Throughout the domestic proceedings the Secretary of State was criticised for the systemic failure to put in place the resources necessary to enable the provisions of the 2003 Act to function as intended and he was found to have breached his public law duty. In particular, before the House of Lords, Lord Judge referred to “seriously defective structures” and the fact that the new sentencing provisions were “comprehensively unresourced” with the result that numerous prisoners continued to be detained after the expiry of the punitive element of their sentences “without the question either of their
rehabilitation or the availability of up to date, detailed information about their progress.”

He indicated that as tariff periods expired, nothing had been done to enable an informed assessment by the Parole Board of the question whether the protection of the public required the prisoner’s continued detention.
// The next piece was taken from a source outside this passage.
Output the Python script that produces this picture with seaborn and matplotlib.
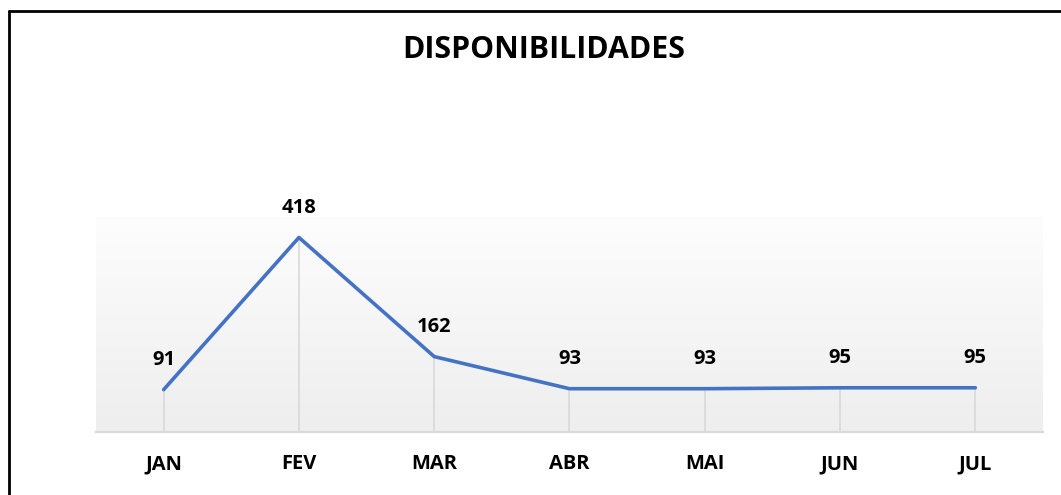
import numpy as np
import pandas as pd
import seaborn as sns
import matplotlib.pyplot as plt
from matplotlib.lines import Line2D

# dados do gráfico
meses = ["JAN", "FEV", "MAR", "ABR", "MAI", "JUN", "JUL"]
valores = [91, 418, 162, 93, 93, 95, 95]
titulo = "DISPONIBILIDADES"

df = pd.DataFrame({"mes": meses, "valor": valores})

sns.set_theme(style="white")
plt.rcParams["font.family"] = ["Open Sans", "DejaVu Sans"]

fig = plt.figure(figsize=(10.61, 4.95), dpi=100)
ax = fig.add_axes([0.0905, 0.1273, 0.8925, 0.4343])

# fundo em degradê (branco em cima, cinza claro embaixo)
grad = np.linspace(0, 1, 256).reshape(-1, 1)
ax.imshow(grad, cmap=plt.matplotlib.colors.LinearSegmentedColormap.from_list(
    "g", ["#fdfdfd", "#eeeeee"]), aspect="auto", extent=[0, 1, 0, 1],
    transform=ax.transAxes, zorder=0)

x = np.arange(len(meses))
ax.vlines(x, 0, valores, color="#d9d9d9", lw=1.2, zorder=1)
sns.lineplot(data=df, x=x, y="valor", ax=ax, color="#4472C4", lw=2.6, zorder=3)

for xi, v in zip(x, valores):
    ax.annotate(str(v), (xi, v), xytext=(0, 14), textcoords="offset points",
                ha="center", va="bottom", fontsize=14.5, fontweight="bold", color="black")

ax.set_xlim(-0.5, len(meses) - 0.5)
ax.set_ylim(0, 462)
ax.set_xticks(x)
ax.set_xticklabels(meses, fontsize=14.5, fontweight="bold", color="black")
ax.set_yticks([])
ax.set_xlabel("")
ax.set_ylabel("")
ax.tick_params(axis="x", length=0, pad=16)
for s in ["top", "right", "left"]:
    ax.spines[s].set_visible(False)
ax.spines["bottom"].set_color("#d9d9d9")
ax.spines["bottom"].set_linewidth(1.5)

fig.text(0.5127, 0.899, titulo, ha="center", va="center", fontsize=21.8,
         fontweight="bold", color="black")

# moldura do gráfico
fig.add_artist(Line2D([9 / 1061, 9 / 1061], [0, 1 - 11 / 495], color="black", lw=2,
                      transform=fig.transFigure))
fig.add_artist(Line2D([9 / 1061, 1], [1 - 11 / 495, 1 - 11 / 495], color="black", lw=2,
                      transform=fig.transFigure))

fig.savefig("out.png", dpi=100)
Nonetheless, on 6 May 2009 the House of Lords unanimously dismissed the applicants’ appeals, finding no breach of either Article 5 § 1 or 4 of the Convention. It held that, despite the above concerns, the applicants’ detention could not be said to be arbitrary or unlawful as notwithstanding the failure to provide access to courses the causal connection between the ground for the detention and the detention itself had not been broken.

It also found that the procedure before the Parole Board satisfied the requirement for a speedy review of the legality of their detention.

In their 18 September judgement, judges held unanimously, that there had been a violation of Article 5 § 1 (right to liberty and security) of the European Convention on Human Rights concerning the applicants’ detention following the expiry of their tariff periods and until steps had been taken to progress them through the prison system with a view to their access to appropriate rehabilitative courses; and, by six votes to one, that there had been no violation of Article 5 § 4 (right to have lawfulness of detention decided speedily by a court) concerning Wells’ and Lee’s complaint about the possibility of their release.

The court found in particular that the considerable delays in the applicants making any progress in their sentences had been the result of lack of resources, planning and realistic consideration of the impact of the sentencing scheme introduced in 2005, despite the fact that it had been premised on the understanding that rehabilitative treatment would be made available to those prisoners concerned. Indeed, these deficiencies had been the subject of universal criticism in the domestic courts and had resulted in a finding that the Secretary of State had breached his public law duty.